Notation for quotient ring I'm wondering where the notation for the quotient of a ring by an ideal comes from.  I.e., why do we write $R/I$ to denote a ring structure on the set $\{r+I: r\in I\}$, wouldn't $R+I$ be more natural?
 A: When $A,B\subseteq R$, with $R$ a ring, it is common to write
$$A+B=\{a+b:a\in A,b\in B\}$$
This is particularly useful when $A$ and $B$ are ideals, in which case $A+B$ is also an ideal. So $R+I$ already has an interpretation (although it would just be $R$).

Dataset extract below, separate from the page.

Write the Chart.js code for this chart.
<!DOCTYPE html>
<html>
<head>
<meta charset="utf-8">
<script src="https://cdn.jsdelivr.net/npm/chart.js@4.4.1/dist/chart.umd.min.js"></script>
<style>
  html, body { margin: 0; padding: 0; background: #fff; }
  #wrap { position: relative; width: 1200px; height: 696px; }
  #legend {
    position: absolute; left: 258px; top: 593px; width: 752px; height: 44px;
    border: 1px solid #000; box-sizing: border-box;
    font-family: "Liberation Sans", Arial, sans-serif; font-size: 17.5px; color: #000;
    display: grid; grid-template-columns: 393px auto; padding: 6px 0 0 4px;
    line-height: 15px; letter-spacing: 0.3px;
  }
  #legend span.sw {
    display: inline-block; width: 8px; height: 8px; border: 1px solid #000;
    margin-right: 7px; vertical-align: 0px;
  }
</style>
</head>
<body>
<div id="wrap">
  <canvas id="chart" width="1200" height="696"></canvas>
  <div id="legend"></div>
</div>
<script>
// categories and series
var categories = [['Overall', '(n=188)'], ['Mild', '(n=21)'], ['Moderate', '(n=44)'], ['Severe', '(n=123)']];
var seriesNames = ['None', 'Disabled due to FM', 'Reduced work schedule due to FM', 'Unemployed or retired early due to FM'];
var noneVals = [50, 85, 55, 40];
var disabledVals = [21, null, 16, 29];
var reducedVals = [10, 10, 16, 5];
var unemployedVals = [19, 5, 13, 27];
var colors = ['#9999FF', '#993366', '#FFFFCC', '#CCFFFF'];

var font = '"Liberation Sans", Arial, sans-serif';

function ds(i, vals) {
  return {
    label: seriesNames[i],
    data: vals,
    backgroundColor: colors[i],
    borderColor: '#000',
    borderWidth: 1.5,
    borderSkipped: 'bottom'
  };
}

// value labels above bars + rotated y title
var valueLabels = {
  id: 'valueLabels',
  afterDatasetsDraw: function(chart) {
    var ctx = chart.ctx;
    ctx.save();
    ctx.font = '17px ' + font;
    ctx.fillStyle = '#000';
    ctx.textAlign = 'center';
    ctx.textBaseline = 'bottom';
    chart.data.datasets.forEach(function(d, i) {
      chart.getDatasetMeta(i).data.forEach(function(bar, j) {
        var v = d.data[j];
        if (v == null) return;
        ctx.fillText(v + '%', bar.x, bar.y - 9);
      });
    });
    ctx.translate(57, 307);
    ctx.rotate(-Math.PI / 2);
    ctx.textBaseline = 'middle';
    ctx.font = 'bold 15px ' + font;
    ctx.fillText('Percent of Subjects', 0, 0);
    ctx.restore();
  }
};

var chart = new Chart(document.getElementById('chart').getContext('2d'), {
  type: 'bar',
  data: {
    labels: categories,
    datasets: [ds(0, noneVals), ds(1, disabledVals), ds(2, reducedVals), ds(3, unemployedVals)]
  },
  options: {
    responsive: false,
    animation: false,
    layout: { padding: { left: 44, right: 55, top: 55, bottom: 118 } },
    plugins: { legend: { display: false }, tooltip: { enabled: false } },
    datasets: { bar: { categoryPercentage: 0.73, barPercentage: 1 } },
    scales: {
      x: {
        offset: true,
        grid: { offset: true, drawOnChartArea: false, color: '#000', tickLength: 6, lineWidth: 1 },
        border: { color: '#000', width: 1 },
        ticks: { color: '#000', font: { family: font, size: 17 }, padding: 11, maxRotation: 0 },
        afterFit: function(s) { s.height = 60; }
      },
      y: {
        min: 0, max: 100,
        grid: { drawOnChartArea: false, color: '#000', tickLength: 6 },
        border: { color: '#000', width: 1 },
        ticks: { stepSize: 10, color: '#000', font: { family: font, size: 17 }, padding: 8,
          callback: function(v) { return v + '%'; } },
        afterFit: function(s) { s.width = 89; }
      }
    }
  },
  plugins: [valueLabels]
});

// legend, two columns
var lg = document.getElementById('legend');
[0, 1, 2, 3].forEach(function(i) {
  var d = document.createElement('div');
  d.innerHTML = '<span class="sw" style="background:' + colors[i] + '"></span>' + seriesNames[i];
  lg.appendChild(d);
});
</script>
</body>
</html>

On the other hand, if $R$ is finite, then the number of elements of $R/I$ is $|R|/|I|$. I believe this is the origin of the corresponding notation for groups (and then it makes sense to use the same notation for quotients of all types of algebraic object). 

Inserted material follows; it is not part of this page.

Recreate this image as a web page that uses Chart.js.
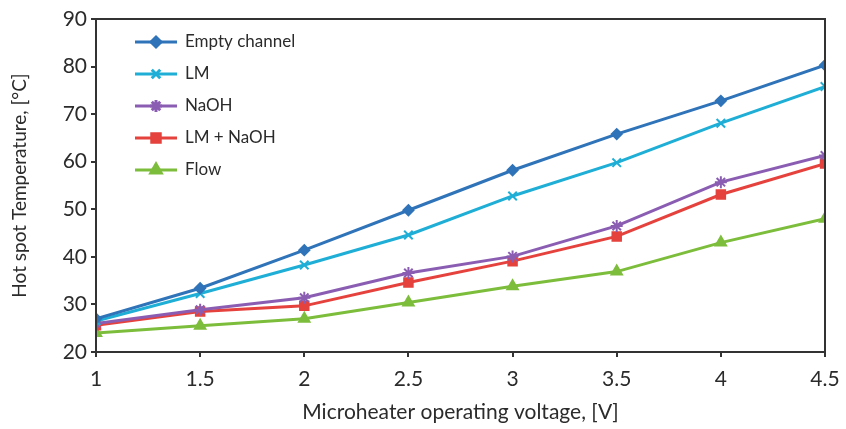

A: We do so because in general what we are doing is arranging the object $R$ into equivalence classes (in such a way that the set of equivalence classes has a structure analogous to that of $R$), in a manner very similar to what happens when one takes one integer modulo another (in fact this can be reconceptualized as the quotient of the ring $\mathbb Z$ by one of its ideals $n\mathbb Z$). This is a very general operation done in many objects in mathematics, and it is almost always referred to as a quotient. Further $R + I$ in most contexts refers to something like the set of all $r + i$, where $i \in R, i \in I$, whereas $R/I$ refers to the set of equivalence classes $\hat{r}$, where $r, s \in \hat{r}$ if $r - s \in I$. This can be understood as simply $r + I$ but it is not the same as the set of ALL $r + I$ as above, because (with notation as before) $r + I$ and $s + I$ are the same thing. There is more structure there than just taking sums of things.